Leek has been described as a pioneer of composer residency schemes in the Australian music community, and his involvement with numerous groups across Australia has strongly influenced the nature and directions of new Australian choral music. He has also been described as Australia's best known choral composer. In 1993 Leek, with Graeme Morton, founded The Australian Voices, an ensemble of young adult singers who work to promote Australian composers and change the landscape of choral music in Australia. Leek left The Australian Voices in 2009, leaving Gordon Hamilton as Artistic Director.

Over the past 20 years Leek has worked with ensembles including The Sydney Children's Choir, Ausdance, Gondwana Voices, St Peters Chorale at St. Peters Lutheran College (Brisbane), Glenn Ellyn Children's Choir (USA), The Australian Youth Orchestra, Opera Queensland, Tapiola Children's Choir (Finland), Taipei American School (Taiwan), Leeds Girls' High School (UK) and The Formosa Singers (Taiwan).

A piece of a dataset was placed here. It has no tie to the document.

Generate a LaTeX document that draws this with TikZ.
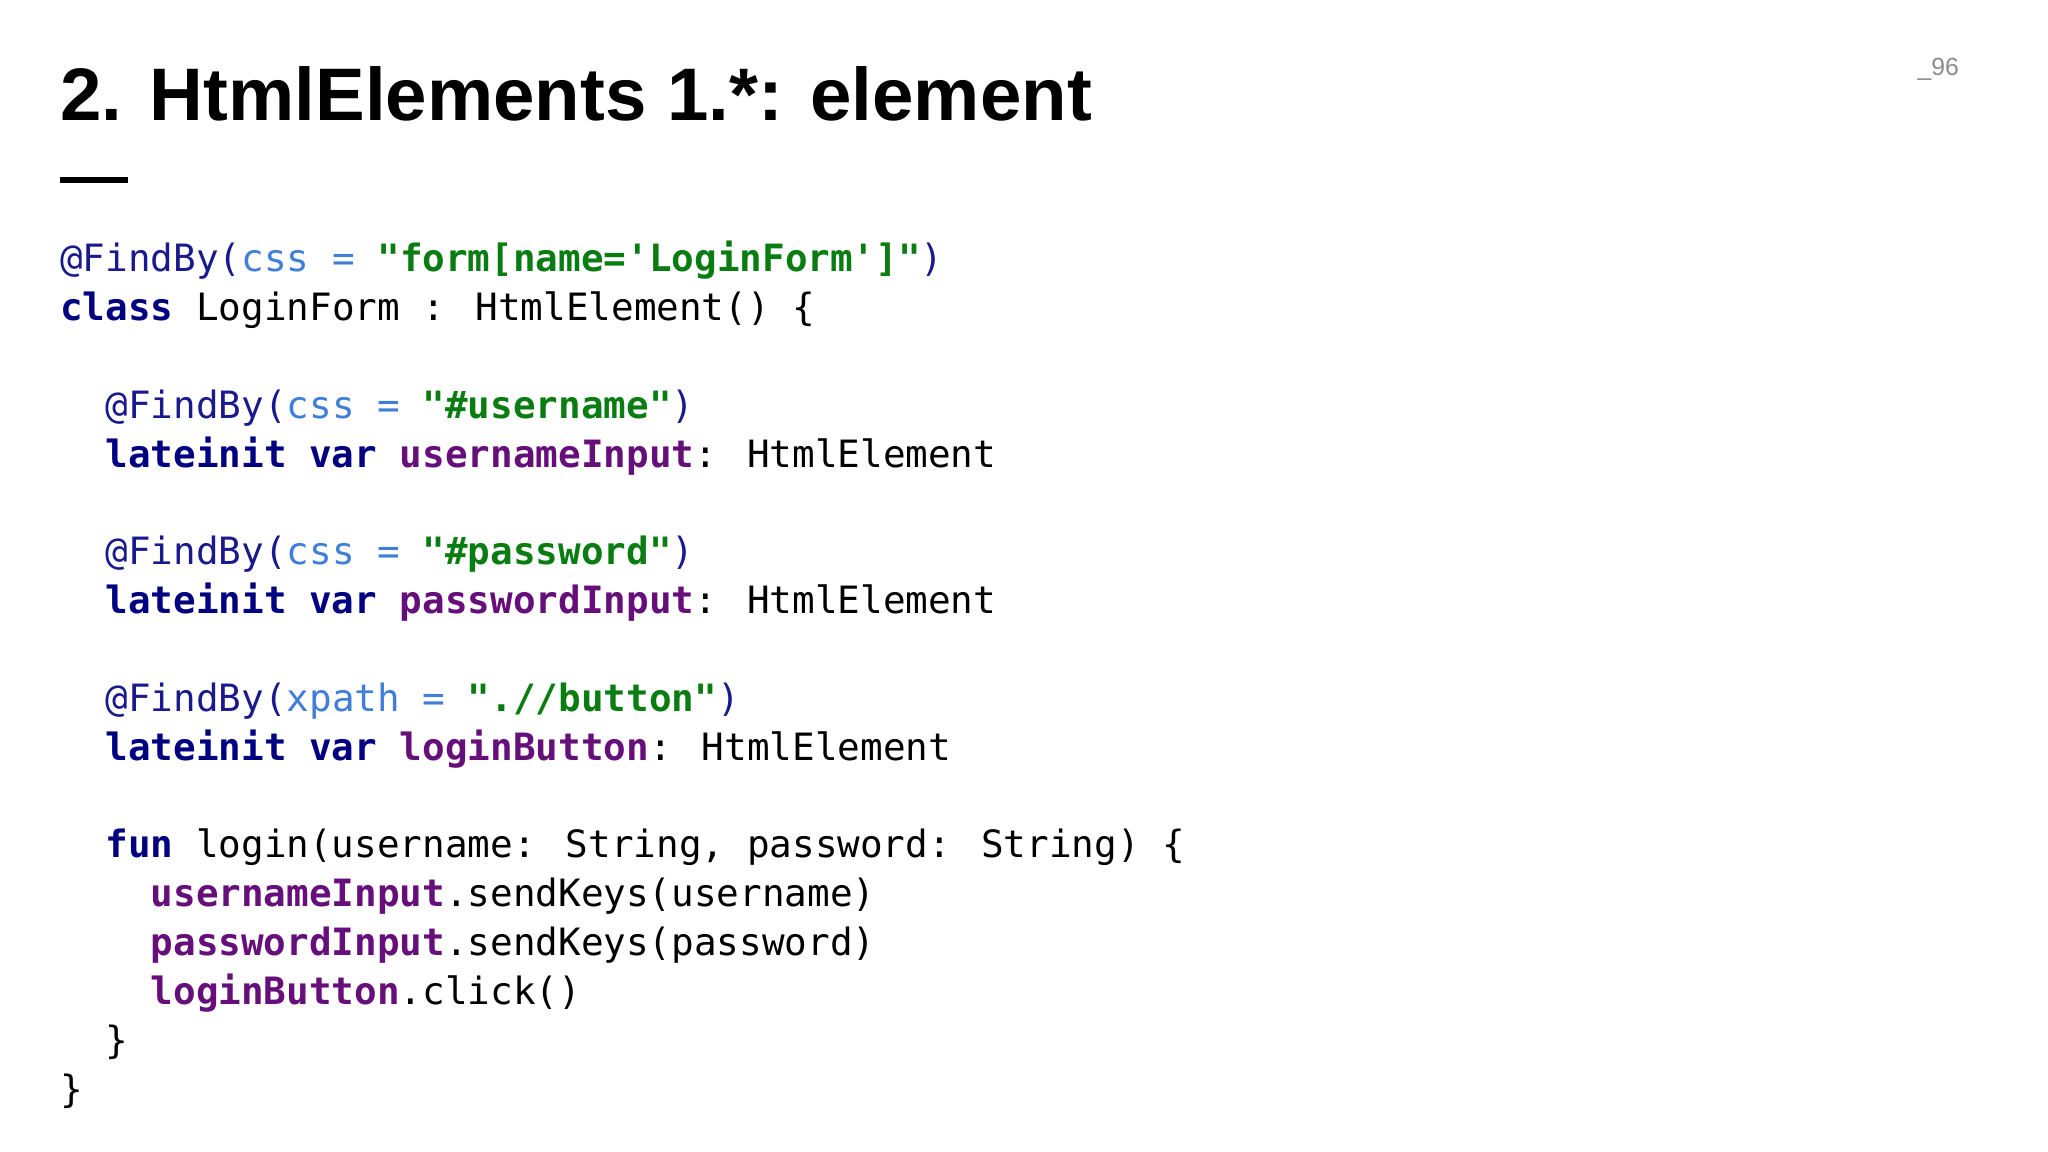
\documentclass[tikz,border=0pt]{standalone}
\usepackage{fontspec}
\setmainfont{Liberation Sans}
\newfontfamily\codef{DejaVu Sans Mono}
\definecolor{annc}{HTML}{1A1A8C}
\definecolor{attc}{HTML}{3F7FD9}
\definecolor{strc}{HTML}{0A7D12}
\definecolor{kwc}{HTML}{000080}
\definecolor{fdc}{HTML}{660E7A}
\newcommand\An[1]{\textcolor{annc}{#1}}
\newcommand\At[1]{\textcolor{attc}{#1}}
\newcommand\St[1]{\textcolor{strc}{\bfseries #1}}
\newcommand\Kw[1]{\textcolor{kwc}{\bfseries #1}}
\newcommand\Fd[1]{\textcolor{fdc}{\bfseries #1}}
\begin{document}
\begin{tikzpicture}[x=1pt,y=-1pt,
  codeline/.style={anchor=base west,inner sep=0pt,font=\codef\fontsize{28.8}{30}\selectfont}]
\useasboundingbox[fill=white] (0,0) rectangle (1568,882);
\node[anchor=base west,inner sep=0pt,font=\bfseries\fontsize{57}{60}\selectfont] (title) at (46,92) {2. HtmlElements 1.*: element};
\coordinate (d1) at (46,138); \coordinate (d2) at (98,138);
\draw[line width=4.5pt] (d1) -- (d2);
\node[anchor=base east,inner sep=0pt,text=black!45,font=\fontsize{19}{20}\selectfont] (pg) at (1500,58) {\_96};
\def\B#1{\numexpr 208+#1*374/10\relax}
\node[codeline] (l1) at (46,208) {\An{@FindBy(}\At{css =} \St{"form[name='LoginForm']"}\An{)}};
\node[codeline] (l2) at (46,245.4) {\Kw{class} LoginForm : HtmlElement() \{};
\node[codeline] (l4) at (80.6,320.2) {\An{@FindBy(}\At{css =} \St{"\#username"}\An{)}};
\node[codeline] (l5) at (80.6,357.6) {\Kw{lateinit var} \Fd{usernameInput}: HtmlElement};
\node[codeline] (l7) at (80.6,432.4) {\An{@FindBy(}\At{css =} \St{"\#password"}\An{)}};
\node[codeline] (l8) at (80.6,469.8) {\Kw{lateinit var} \Fd{passwordInput}: HtmlElement};
\node[codeline] (l10) at (80.6,544.6) {\An{@FindBy(}\At{xpath =} \St{".//button"}\An{)}};
\node[codeline] (l11) at (80.6,582) {\Kw{lateinit var} \Fd{loginButton}: HtmlElement};
\node[codeline] (l13) at (80.6,656.8) {\Kw{fun} login(username: String, password: String) \{};
\node[codeline] (l14) at (115.2,694.2) {\Fd{usernameInput}.sendKeys(username)};
\node[codeline] (l15) at (115.2,731.6) {\Fd{passwordInput}.sendKeys(password)};
\node[codeline] (l16) at (115.2,769) {\Fd{loginButton}.click()};
\node[codeline] (l17) at (80.6,806.4) {\}};
\node[codeline] (l18) at (46,843.8) {\}};
\end{tikzpicture}
\end{document}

Stephen Leek's music is published by Morton Music, Oxford University Press, Boosey & Hawkes and more recently self-published at stephenleek.com. For many years Leek taught Composition and Improvisation sessionally at the Queensland Conservatorium Griffith University. In 2009 he left this position to fulfill to a greater capacity his hectic freelance schedule of commissions, workshops, residencies, teaching and conducting engagements, as Vice President on the Board of the International Federation for Choral Music, and freelanced as a choral conductor and teacher across the world including China, Japan, Taiwan, Korea, Indonesia, Canada, Singapore, Finland, Hungary and in the US. In 2018 Leek withdrew from the IFCM and now, living in Canberra, he continues to pursue his activities as a freelance composer, conductor, teacher and publisher around the world whilst Artistic Director/ General Manager of Canberra's Young Music Society, creating musical opportunities and experiences for young people.

==Acclaim and awards==
Amongst his numerous accolades and awards, Leek has been the recipient of a Sounds Australian National Award for the Most Distinguished Contribution to Australian Fine Music by an Individual in 1991, A Sounds Australian National Award for Best Composition in 1990, an Australia Council Fellowship, a Churchill Fellowship, and the Australian Federation Medal.

In 2003 Leek was awarded the prestigious Robert Edler International Prize for Choral Music. Leek was cited by a distinguished international jury for his 'decisive influence' on both the Australian music scene and the international choral community as a composer and conductor.

In 2004, his composition die dunkle Erde was commissioned by the Brisbane Writers Festival and in 2006 was selected by the Australian Broadcasting Corporation to represent Australia at the UNESCO International Rostrum of Composers in Paris. Based on texts by the contemporary Brisbane-based indigenous poet Samuel Wagan Watson, the work is scored for speaker, didgeridoo and voices.

In 2005 Leek was Composer in Residence at the Marktoberdorf Musik Akademy in Bavaria, Germany, and guest conductor with the acclaimed Formosa Choir in concerts in Taiwan.

In 2006, Leek presented workshop sessions and concerts throughout Australia and overseas including the Australian National Conference of Orff Schulwerk, the ISME (International Society for Music Education Conference) in Malaysia and at the World Choir Games in China.

In 2007 he fulfilled numerous commissions and undertook several guest conducting positions around the world including work and concerts with The Taiwan National Youth Choir.

In 2008 he was awarded the Sounds Australian Award for Best Choral Composition of 2007/8. He was also a member of the international jury at the World Choir Games in Austria and was a contributing composer to the World Sun Songs Project with the Kamer... choir in Latvia.